Leave out the pictures; transcribe all else exactly.
╔══
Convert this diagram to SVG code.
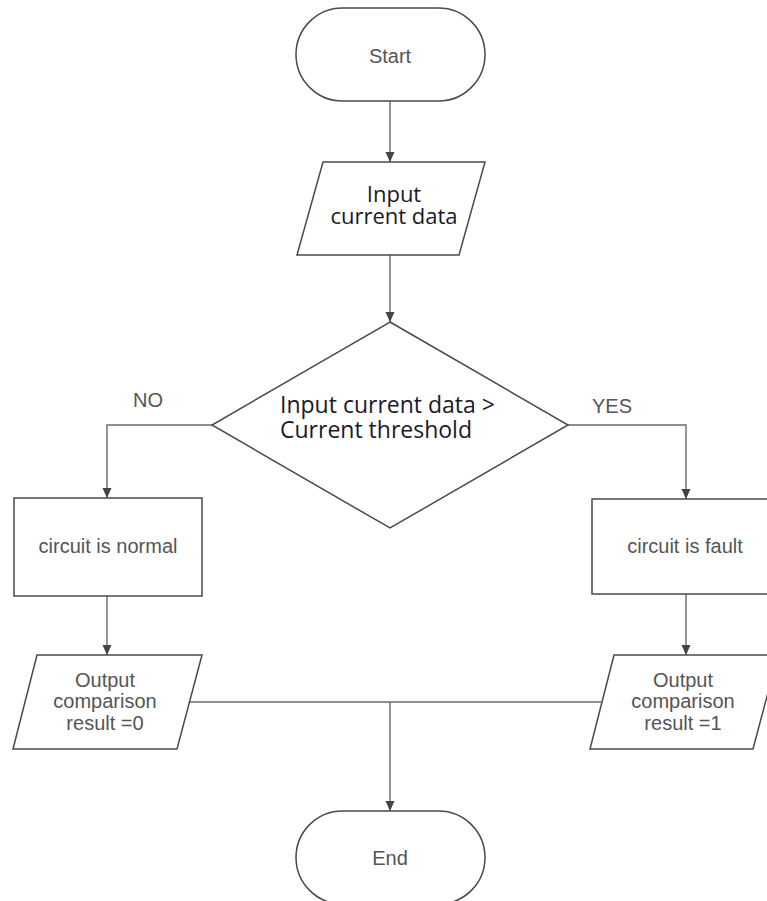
<svg xmlns="http://www.w3.org/2000/svg" width="767" height="901" viewBox="0 0 767 901">
  <defs>
    <style>
      .shape { fill: #ffffff; stroke: #4a4a4a; stroke-width: 1.5; }
      .link { fill: none; stroke: #6a6a6a; stroke-width: 1.4; }
      .lbl { font-family: "Liberation Sans", Arial, sans-serif; font-size: 20px; fill: #555555; text-anchor: middle; }
      .seg { font-family: "Open Sans", "Noto Sans", sans-serif; font-size: 22px; fill: #1a1a2a; }
      .big { font-size: 23px; }
    </style>
    <marker id="arrow" viewBox="0 0 10 10" refX="10" refY="5" markerWidth="10" markerHeight="10" markerUnits="userSpaceOnUse" orient="auto">
      <path d="M0,0.5 L10,5 L0,9.5 Z" fill="#444444"/>
    </marker>
  </defs>
  <rect width="767" height="901" fill="#ffffff"/>

  <!-- connectors -->
  <g id="connectors">
    <line class="link" x1="390" y1="101" x2="390" y2="162" marker-end="url(#arrow)"/>
    <line class="link" x1="390" y1="255" x2="390" y2="322" marker-end="url(#arrow)"/>
    <polyline class="link" points="212,425 107,425 107,498" marker-end="url(#arrow)"/>
    <polyline class="link" points="568,425 686,425 686,499" marker-end="url(#arrow)"/>
    <line class="link" x1="107" y1="596" x2="107" y2="655" marker-end="url(#arrow)"/>
    <line class="link" x1="686" y1="594" x2="686" y2="655" marker-end="url(#arrow)"/>
    <line class="link" x1="190" y1="702" x2="602" y2="702"/>
    <line class="link" x1="390" y1="702" x2="390" y2="811" marker-end="url(#arrow)"/>
    <text class="lbl" x="148" y="407">NO</text>
    <text class="lbl" x="612" y="413">YES</text>
  </g>

  <g id="start">
    <rect class="shape" x="296" y="8" width="189" height="93" rx="46.5" ry="46.5"/>
    <text class="lbl" x="390" y="63">Start</text>
  </g>

  <g id="input">
    <polygon class="shape" points="323,162 485,162 459,255 297,255"/>
    <text class="seg" x="394" y="202" text-anchor="middle">Input</text>
    <text class="seg" x="394" y="224" text-anchor="middle">current data</text>
  </g>

  <g id="decision">
    <polygon class="shape" points="390,322 568,425 390,528 212,425"/>
    <text class="seg big" x="280" y="413">Input current data &gt;</text>
    <text class="seg big" x="280" y="438">Current threshold</text>
  </g>

  <g id="normal">
    <rect class="shape" x="14" y="498" width="188" height="98"/>
    <text class="lbl" x="108" y="553">circuit is normal</text>
  </g>

  <g id="fault">
    <rect class="shape" x="592" y="499" width="188" height="95"/>
    <text class="lbl" x="685" y="553">circuit is fault</text>
  </g>

  <g id="output0">
    <polygon class="shape" points="37,655 202,655 177,749 13,749"/>
    <text class="lbl" x="105" y="687">Output</text>
    <text class="lbl" x="105" y="708">comparison</text>
    <text class="lbl" x="105" y="730">result =0</text>
  </g>

  <g id="output1">
    <polygon class="shape" points="614,655 778,655 753,749 590,749"/>
    <text class="lbl" x="683" y="687">Output</text>
    <text class="lbl" x="683" y="708">comparison</text>
    <text class="lbl" x="683" y="730">result =1</text>
  </g>

  <g id="end">
    <rect class="shape" x="296" y="811" width="189" height="93" rx="46.5" ry="46.5"/>
    <text class="lbl" x="390" y="865">End</text>
  </g>
</svg>
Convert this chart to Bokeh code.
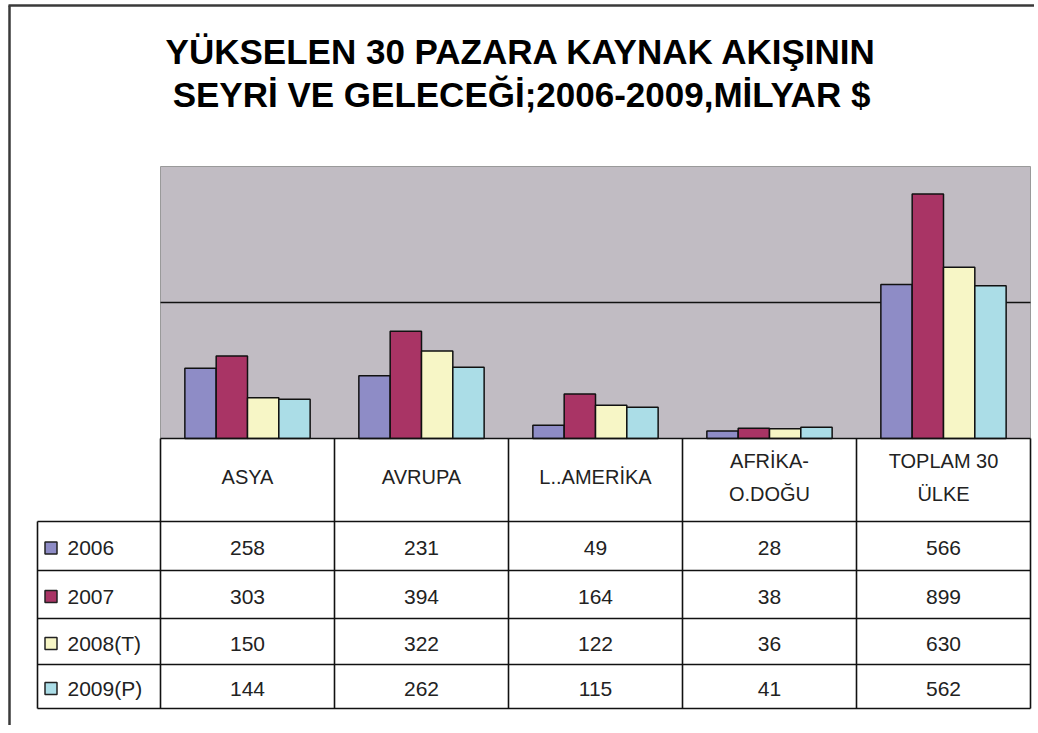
╚══
### PROBLEM SOLUTION
Convert this diagram to SVG code.
<svg xmlns="http://www.w3.org/2000/svg" width="767" height="901" viewBox="0 0 767 901">
  <defs>
    <style>
      .shape { fill: #ffffff; stroke: #4a4a4a; stroke-width: 1.5; }
      .link { fill: none; stroke: #6a6a6a; stroke-width: 1.4; }
      .lbl { font-family: "Liberation Sans", Arial, sans-serif; font-size: 20px; fill: #555555; text-anchor: middle; }
      .seg { font-family: "Open Sans", "Noto Sans", sans-serif; font-size: 22px; fill: #1a1a2a; }
      .big { font-size: 23px; }
    </style>
    <marker id="arrow" viewBox="0 0 10 10" refX="10" refY="5" markerWidth="10" markerHeight="10" markerUnits="userSpaceOnUse" orient="auto">
      <path d="M0,0.5 L10,5 L0,9.5 Z" fill="#444444"/>
    </marker>
  </defs>
  <rect width="767" height="901" fill="#ffffff"/>

  <!-- connectors -->
  <g id="connectors">
    <line class="link" x1="390" y1="101" x2="390" y2="162" marker-end="url(#arrow)"/>
    <line class="link" x1="390" y1="255" x2="390" y2="322" marker-end="url(#arrow)"/>
    <polyline class="link" points="212,425 107,425 107,498" marker-end="url(#arrow)"/>
    <polyline class="link" points="568,425 686,425 686,499" marker-end="url(#arrow)"/>
    <line class="link" x1="107" y1="596" x2="107" y2="655" marker-end="url(#arrow)"/>
    <line class="link" x1="686" y1="594" x2="686" y2="655" marker-end="url(#arrow)"/>
    <line class="link" x1="190" y1="702" x2="602" y2="702"/>
    <line class="link" x1="390" y1="702" x2="390" y2="811" marker-end="url(#arrow)"/>
    <text class="lbl" x="148" y="407">NO</text>
    <text class="lbl" x="612" y="413">YES</text>
  </g>

  <g id="start">
    <rect class="shape" x="296" y="8" width="189" height="93" rx="46.5" ry="46.5"/>
    <text class="lbl" x="390" y="63">Start</text>
  </g>

  <g id="input">
    <polygon class="shape" points="323,162 485,162 459,255 297,255"/>
    <text class="seg" x="394" y="202" text-anchor="middle">Input</text>
    <text class="seg" x="394" y="224" text-anchor="middle">current data</text>
  </g>

  <g id="decision">
    <polygon class="shape" points="390,322 568,425 390,528 212,425"/>
    <text class="seg big" x="280" y="413">Input current data &gt;</text>
    <text class="seg big" x="280" y="438">Current threshold</text>
  </g>

  <g id="normal">
    <rect class="shape" x="14" y="498" width="188" height="98"/>
    <text class="lbl" x="108" y="553">circuit is normal</text>
  </g>

  <g id="fault">
    <rect class="shape" x="592" y="499" width="188" height="95"/>
    <text class="lbl" x="685" y="553">circuit is fault</text>
  </g>

  <g id="output0">
    <polygon class="shape" points="37,655 202,655 177,749 13,749"/>
    <text class="lbl" x="105" y="687">Output</text>
    <text class="lbl" x="105" y="708">comparison</text>
    <text class="lbl" x="105" y="730">result =0</text>
  </g>

  <g id="output1">
    <polygon class="shape" points="614,655 778,655 753,749 590,749"/>
    <text class="lbl" x="683" y="687">Output</text>
    <text class="lbl" x="683" y="708">comparison</text>
    <text class="lbl" x="683" y="730">result =1</text>
  </g>

  <g id="end">
    <rect class="shape" x="296" y="811" width="189" height="93" rx="46.5" ry="46.5"/>
    <text class="lbl" x="390" y="865">End</text>
  </g>
</svg>
Convert this chart to Bokeh code.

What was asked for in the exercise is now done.